Big pay cut if civic boss gets top job
The man tipped for the most senior post in parliament could earn less than half his current pay if he takes the job.
The Sunday Times has established that SA Local Government Association (Salga) CEO Xolile George is a frontrunner for secretary to parliament, effectively its CEO. Sources said he impressed in interviews last month.
But parliament can’t afford his current salary. He earned R5.8m in the financial year ending March 2020. The new job pays R2.5m a year, 60% less.
A source with knowledge of the parliamentary process said George downplayed the pay cut, citing a commitment to serve.
“He said those issues can be dealt with by HR,” said the source.
George referred the Sunday Times to parliament for comment.
“I don’t know anything about that,” he replied to questions about his possible appointment. “I’m not aware of it.”
The position became vacant in November 2019 when Gengezi Mgidlana was fired following investigations of financial misconduct.
Baby Tyawa has been acting secretary. She applied for the job but sources said she did not make the cut.
A parliamentary insider said George was the most impressive candidate “by a mile”. The interview panel of National Assembly speaker Thandi Modise, National Council of the Provinces chair Amos Masondo, MPs, former judge Bernard Ngoepe and public service commissioner Somadoda Fikeni among others were said to have decided on George when interviews ended.
Another candidate who impressed was social justice activist Zane Dangor, the brother of ANC deputy secretarygeneral Jessie Duarte.
George is credited with getting municipalities to pay membership fees.
The organisation received clean audits from the auditor-general for the past eight financial years.
Independent local government practitioner Aydon Windvogel said: “George turned Salga at a time when, just like local government nowadays, it was in a complete state of disarray and at a time when most Salga members, especially metros, were walking away.”
Under his leadership Salga national and provincial executive committees became the driving force behind policy at local government, especially on issues of waste, ICT and women, he said.
George and Salga president Thembi Nkadimeng have been at the forefront of amendments to the Municipal Systems Act Amendment Bill ,which proposes a distinction between executive and administration at municipal level, independence for municipal public accounts committees, and the depoliticisation of municipal administration, paving the way for a ban on employees holding leadership roles in political organisations.
Parliament spokesperson Moloto Mothapo said it was not possible to announce who would be secretary.
The Sunday Times has established that Tyawa, four days after this newspaper exposed her for accruing rental arrears on an upmarket apartment in the Cape Town city centre, paid just over R110,000 to the government landlord, the department of public works.
Tyawa accumulated arrears of R78,606 after deciding on her own to pay a fraction of the department’s rent.

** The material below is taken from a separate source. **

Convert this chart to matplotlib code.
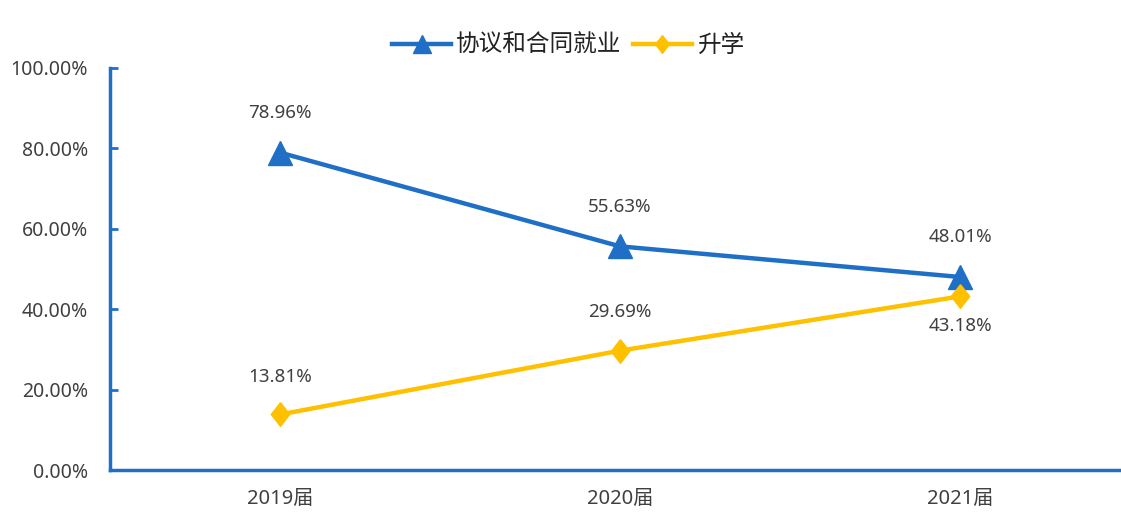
import matplotlib
matplotlib.use("Agg")
import matplotlib.pyplot as plt
from matplotlib.ticker import FuncFormatter

plt.rcParams['font.family'] = ['Noto Sans', 'Noto Sans CJK SC', 'DejaVu Sans']

categories = ["2019届", "2020届", "2021届"]
employ = [78.96, 55.63, 48.01]
study = [13.81, 29.69, 43.18]
yticks = [0, 20, 40, 60, 80, 100]

blue = "#1F6FC6"
gold = "#FFC000"
tc = "#404040"
W, H = 1121, 512
fig = plt.figure(figsize=(W / 100, H / 100), dpi=100)
ax = fig.add_axes([110 / W, 42 / H, 1020 / W, 402 / H])

diamond = [(0, 1), (0.78, 0), (0, -1), (-0.78, 0), (0, 1)]
x = list(range(len(categories)))
ax.plot(x, employ, color=blue, lw=3.2, marker="^", ms=17, label="协议和合同就业", zorder=3)
ax.plot(x, study, color=gold, lw=3.2, marker=diamond, ms=17, label="升学", zorder=3)

ax.set_xlim(-0.5, 2.5)
ax.set_ylim(0, 100)
ax.set_yticks(yticks)
ax.yaxis.set_major_formatter(FuncFormatter(lambda v, p: f"{v:.2f}%"))
ax.set_xticks(x)
ax.set_xticklabels(categories)
ax.tick_params(axis="y", direction="in", length=6, width=2, color=blue, labelsize=14, labelcolor=tc, pad=16)
ax.tick_params(axis="x", length=0, labelsize=14.5, labelcolor=tc, pad=14)

for s in ["top", "right"]:
    ax.spines[s].set_visible(False)
for s in ["left", "bottom"]:
    ax.spines[s].set_color(blue)
    ax.spines[s].set_linewidth(2.5)

for i, v in enumerate(employ):
    ax.annotate(f"{v:.2f}%", (i, v), xytext=(0, 28.5), textcoords="offset points",
                ha="center", va="center", fontsize=13.5, color=tc)
offsets = [27, 27.5, -21]
for i, v in enumerate(study):
    ax.annotate(f"{v:.2f}%", (i, v), xytext=(0, offsets[i]), textcoords="offset points",
                ha="center", va="center", fontsize=13.5, color=tc)

fig.legend(loc="center", bbox_to_anchor=(568 / W, 1 - 46 / H), ncol=2, frameon=False,
           fontsize=17, handlelength=2.5, columnspacing=0.5, handletextpad=0.2,
           markerscale=0.75, labelcolor="#222222")

fig.savefig("out.png", dpi=100)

Imtiaz Fazel, the acting directorgeneral of public works, this week indicated that Tyawa was among seven former and current public officials who had now paid money owed to the department after the Sunday Times published reports on politicians and officials who owed the government millions in rent.
Several other top ministers in President Cyril Ramaphosa’s cabinet have settled their rental debts to the department of public works.
Tyawa’s name featured on a list of about 1,000 current and former ministers, MPs and senior state officials the department of public works was pursuing for rental arrears totalling about R8m.
The list was submitted to parliament by public works minister Patricia de Lille in response to a question by IFP MP Mthokozisi Nxumalo.
Other current and former ministers and deputies who have also settled their rental debts include health minister Zweli Mkhize, deputy police minister Cassel Mathale and his public service & administration counterpart, Sindi Chikunga.
DA MP Cheryl Phillips and former deputy finance minister Mcebisi Jonas also settled debts.
Fazel said justice & correctional services minister Ronald Lamola, his deputy, Phathekile Holomisa, deputy minister of basic education Reginah Mhaule and deputy minister of human settlements Pam Tshwete have since made arrangements to pay or instituted stop orders.